— Start —
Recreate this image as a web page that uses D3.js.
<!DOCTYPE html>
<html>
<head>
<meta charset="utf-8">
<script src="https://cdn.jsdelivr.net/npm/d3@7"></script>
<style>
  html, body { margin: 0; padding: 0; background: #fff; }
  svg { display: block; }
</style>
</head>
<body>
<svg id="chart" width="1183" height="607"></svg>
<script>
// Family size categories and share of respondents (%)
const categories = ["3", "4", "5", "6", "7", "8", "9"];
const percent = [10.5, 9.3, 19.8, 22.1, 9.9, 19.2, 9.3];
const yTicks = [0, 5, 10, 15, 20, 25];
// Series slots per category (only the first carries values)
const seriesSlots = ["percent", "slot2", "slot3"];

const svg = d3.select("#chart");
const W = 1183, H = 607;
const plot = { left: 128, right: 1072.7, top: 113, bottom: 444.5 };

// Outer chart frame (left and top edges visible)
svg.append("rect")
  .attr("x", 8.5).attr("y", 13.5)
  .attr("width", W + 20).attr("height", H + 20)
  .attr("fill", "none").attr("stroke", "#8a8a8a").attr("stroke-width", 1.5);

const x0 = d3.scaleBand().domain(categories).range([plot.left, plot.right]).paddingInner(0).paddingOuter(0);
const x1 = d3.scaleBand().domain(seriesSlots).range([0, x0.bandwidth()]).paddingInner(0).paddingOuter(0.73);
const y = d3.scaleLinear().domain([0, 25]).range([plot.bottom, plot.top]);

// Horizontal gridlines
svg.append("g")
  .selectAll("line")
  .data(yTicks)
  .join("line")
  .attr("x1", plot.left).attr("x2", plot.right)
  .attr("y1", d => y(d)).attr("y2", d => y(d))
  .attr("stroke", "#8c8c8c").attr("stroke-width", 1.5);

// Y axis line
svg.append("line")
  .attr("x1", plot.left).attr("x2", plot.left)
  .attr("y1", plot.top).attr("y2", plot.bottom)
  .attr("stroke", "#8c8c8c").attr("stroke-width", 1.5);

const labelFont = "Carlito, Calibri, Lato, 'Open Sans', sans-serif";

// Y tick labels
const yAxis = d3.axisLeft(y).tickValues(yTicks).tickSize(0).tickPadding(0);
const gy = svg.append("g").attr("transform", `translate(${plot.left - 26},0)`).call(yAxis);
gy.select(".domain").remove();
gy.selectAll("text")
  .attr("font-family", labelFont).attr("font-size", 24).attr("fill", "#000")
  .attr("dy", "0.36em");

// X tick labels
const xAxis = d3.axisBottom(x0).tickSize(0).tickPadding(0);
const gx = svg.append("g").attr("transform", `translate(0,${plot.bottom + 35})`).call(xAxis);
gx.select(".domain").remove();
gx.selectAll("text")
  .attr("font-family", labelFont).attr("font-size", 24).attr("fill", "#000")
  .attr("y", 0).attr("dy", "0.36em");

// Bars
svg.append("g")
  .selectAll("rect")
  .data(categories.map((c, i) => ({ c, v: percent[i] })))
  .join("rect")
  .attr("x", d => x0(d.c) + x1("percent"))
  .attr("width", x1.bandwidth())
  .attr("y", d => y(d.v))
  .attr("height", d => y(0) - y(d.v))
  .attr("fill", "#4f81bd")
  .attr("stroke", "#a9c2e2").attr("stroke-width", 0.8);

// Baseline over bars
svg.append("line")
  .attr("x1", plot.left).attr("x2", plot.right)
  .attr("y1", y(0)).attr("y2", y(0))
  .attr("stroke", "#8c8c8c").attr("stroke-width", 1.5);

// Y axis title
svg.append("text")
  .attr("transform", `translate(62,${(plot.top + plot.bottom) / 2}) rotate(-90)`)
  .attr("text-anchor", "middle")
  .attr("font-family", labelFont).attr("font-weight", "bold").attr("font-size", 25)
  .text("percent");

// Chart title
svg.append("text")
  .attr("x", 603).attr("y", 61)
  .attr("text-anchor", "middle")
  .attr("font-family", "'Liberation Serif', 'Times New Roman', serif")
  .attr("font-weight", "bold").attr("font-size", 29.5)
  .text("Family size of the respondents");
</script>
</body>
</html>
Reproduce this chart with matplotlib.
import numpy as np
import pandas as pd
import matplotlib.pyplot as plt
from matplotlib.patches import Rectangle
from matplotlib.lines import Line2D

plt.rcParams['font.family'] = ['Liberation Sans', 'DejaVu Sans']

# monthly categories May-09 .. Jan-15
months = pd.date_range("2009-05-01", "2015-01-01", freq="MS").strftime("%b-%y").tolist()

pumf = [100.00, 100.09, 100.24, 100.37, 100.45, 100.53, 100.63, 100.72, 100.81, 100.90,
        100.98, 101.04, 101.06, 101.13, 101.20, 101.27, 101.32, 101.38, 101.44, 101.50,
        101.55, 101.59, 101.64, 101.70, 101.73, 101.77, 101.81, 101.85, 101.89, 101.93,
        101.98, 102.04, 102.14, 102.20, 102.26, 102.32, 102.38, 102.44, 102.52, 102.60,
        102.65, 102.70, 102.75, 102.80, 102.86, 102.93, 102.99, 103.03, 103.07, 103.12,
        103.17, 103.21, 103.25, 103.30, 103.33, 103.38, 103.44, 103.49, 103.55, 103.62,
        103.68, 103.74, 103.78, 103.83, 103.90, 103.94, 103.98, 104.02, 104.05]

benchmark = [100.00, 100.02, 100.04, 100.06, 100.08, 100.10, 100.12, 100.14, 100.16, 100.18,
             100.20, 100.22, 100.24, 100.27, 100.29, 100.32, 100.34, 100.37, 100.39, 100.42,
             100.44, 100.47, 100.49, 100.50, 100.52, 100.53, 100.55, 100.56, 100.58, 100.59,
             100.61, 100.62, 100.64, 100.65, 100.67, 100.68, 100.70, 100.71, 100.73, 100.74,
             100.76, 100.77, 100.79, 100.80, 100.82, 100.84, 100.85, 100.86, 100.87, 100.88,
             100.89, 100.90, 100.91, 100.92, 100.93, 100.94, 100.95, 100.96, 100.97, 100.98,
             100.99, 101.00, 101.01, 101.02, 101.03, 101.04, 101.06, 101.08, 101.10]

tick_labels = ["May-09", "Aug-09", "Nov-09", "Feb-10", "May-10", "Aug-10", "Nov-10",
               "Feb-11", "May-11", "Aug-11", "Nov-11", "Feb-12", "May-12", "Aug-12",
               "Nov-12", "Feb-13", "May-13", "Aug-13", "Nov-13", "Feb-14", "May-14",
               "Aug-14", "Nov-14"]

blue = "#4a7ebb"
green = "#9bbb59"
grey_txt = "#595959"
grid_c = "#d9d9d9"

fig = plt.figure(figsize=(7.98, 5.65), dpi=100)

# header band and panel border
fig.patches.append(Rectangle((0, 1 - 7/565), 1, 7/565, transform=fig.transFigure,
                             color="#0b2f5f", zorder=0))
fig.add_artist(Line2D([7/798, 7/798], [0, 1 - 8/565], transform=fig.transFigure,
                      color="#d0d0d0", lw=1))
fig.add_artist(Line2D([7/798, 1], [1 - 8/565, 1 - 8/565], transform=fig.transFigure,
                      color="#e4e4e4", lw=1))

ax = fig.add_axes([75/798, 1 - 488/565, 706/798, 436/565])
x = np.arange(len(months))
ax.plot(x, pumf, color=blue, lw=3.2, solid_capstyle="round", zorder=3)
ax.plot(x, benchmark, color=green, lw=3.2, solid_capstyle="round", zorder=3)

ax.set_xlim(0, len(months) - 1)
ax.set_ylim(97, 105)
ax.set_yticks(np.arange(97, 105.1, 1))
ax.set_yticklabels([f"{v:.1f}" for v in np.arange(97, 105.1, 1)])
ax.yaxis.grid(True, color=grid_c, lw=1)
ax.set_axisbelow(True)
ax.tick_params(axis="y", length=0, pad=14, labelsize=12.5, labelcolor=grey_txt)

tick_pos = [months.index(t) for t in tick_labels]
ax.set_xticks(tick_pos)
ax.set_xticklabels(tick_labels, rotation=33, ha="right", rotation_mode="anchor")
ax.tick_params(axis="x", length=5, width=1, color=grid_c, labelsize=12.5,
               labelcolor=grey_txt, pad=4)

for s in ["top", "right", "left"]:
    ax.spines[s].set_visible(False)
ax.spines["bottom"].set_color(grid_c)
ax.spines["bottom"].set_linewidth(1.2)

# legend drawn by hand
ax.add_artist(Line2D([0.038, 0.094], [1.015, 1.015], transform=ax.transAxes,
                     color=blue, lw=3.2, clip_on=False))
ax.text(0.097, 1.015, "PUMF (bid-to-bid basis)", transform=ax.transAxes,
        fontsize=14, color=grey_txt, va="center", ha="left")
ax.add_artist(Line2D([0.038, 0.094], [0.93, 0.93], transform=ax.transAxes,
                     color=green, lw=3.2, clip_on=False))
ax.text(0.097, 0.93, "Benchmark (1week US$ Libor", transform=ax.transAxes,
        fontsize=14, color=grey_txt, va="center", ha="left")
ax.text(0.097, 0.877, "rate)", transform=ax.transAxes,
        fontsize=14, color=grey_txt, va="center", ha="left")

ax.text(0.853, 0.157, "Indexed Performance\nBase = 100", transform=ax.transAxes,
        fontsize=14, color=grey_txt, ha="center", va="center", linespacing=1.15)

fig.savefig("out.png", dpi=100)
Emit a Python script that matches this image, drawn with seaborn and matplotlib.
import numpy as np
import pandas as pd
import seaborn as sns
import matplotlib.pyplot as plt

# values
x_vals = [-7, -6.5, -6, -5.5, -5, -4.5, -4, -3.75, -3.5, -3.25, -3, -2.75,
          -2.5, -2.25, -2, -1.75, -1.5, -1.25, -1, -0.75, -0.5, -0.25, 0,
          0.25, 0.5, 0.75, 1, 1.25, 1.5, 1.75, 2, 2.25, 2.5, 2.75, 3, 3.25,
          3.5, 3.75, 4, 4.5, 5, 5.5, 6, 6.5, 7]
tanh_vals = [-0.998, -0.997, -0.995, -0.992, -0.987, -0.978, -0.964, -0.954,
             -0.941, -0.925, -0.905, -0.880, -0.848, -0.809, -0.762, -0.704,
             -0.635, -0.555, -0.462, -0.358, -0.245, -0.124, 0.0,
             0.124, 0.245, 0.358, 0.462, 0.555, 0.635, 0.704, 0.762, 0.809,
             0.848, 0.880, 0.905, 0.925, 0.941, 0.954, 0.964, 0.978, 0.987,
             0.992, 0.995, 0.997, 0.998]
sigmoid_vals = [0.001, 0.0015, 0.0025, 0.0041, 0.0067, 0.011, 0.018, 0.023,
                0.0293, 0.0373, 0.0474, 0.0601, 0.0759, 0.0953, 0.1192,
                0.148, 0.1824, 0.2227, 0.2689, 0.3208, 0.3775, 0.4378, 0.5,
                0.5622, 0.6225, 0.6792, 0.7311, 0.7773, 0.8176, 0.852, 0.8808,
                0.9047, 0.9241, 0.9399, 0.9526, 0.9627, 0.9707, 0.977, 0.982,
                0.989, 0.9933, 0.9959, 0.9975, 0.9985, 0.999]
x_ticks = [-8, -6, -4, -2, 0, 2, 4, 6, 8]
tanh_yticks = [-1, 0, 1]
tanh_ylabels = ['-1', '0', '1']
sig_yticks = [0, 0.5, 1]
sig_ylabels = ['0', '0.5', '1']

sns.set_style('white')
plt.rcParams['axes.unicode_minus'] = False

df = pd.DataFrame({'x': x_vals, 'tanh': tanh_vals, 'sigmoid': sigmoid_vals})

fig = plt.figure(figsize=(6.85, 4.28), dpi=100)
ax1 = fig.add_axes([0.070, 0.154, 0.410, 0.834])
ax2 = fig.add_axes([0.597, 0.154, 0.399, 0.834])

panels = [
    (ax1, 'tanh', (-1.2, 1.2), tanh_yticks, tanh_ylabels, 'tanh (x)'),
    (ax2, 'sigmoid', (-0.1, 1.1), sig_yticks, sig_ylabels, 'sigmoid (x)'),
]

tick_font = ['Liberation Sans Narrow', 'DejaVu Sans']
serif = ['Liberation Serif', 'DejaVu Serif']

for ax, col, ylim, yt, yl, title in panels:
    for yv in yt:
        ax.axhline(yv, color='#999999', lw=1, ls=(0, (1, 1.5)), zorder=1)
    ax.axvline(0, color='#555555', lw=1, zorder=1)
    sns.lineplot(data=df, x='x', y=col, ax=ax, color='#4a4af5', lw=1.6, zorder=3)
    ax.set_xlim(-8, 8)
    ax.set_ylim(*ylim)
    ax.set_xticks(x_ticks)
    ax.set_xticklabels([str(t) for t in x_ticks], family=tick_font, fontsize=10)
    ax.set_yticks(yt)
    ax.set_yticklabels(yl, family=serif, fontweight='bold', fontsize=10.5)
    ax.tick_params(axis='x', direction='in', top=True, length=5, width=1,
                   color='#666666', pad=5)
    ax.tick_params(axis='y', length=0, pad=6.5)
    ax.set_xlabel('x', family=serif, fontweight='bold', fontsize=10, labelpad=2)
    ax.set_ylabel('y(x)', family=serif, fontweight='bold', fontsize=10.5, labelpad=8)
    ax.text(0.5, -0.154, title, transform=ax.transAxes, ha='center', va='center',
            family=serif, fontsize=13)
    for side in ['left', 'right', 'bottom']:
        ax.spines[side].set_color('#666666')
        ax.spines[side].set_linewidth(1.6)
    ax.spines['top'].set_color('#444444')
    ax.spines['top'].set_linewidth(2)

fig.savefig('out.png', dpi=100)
— End —
◆ Aim of the exercise: Only lines holding the string "matplotlib" are wanted; gather each one from the entries above.

◆ Result for this exercise:
Reproduce this chart with matplotlib.
import matplotlib.pyplot as plt
from matplotlib.patches import Rectangle
from matplotlib.lines import Line2D
Emit a Python script that matches this image, drawn with seaborn and matplotlib.
import matplotlib.pyplot as plt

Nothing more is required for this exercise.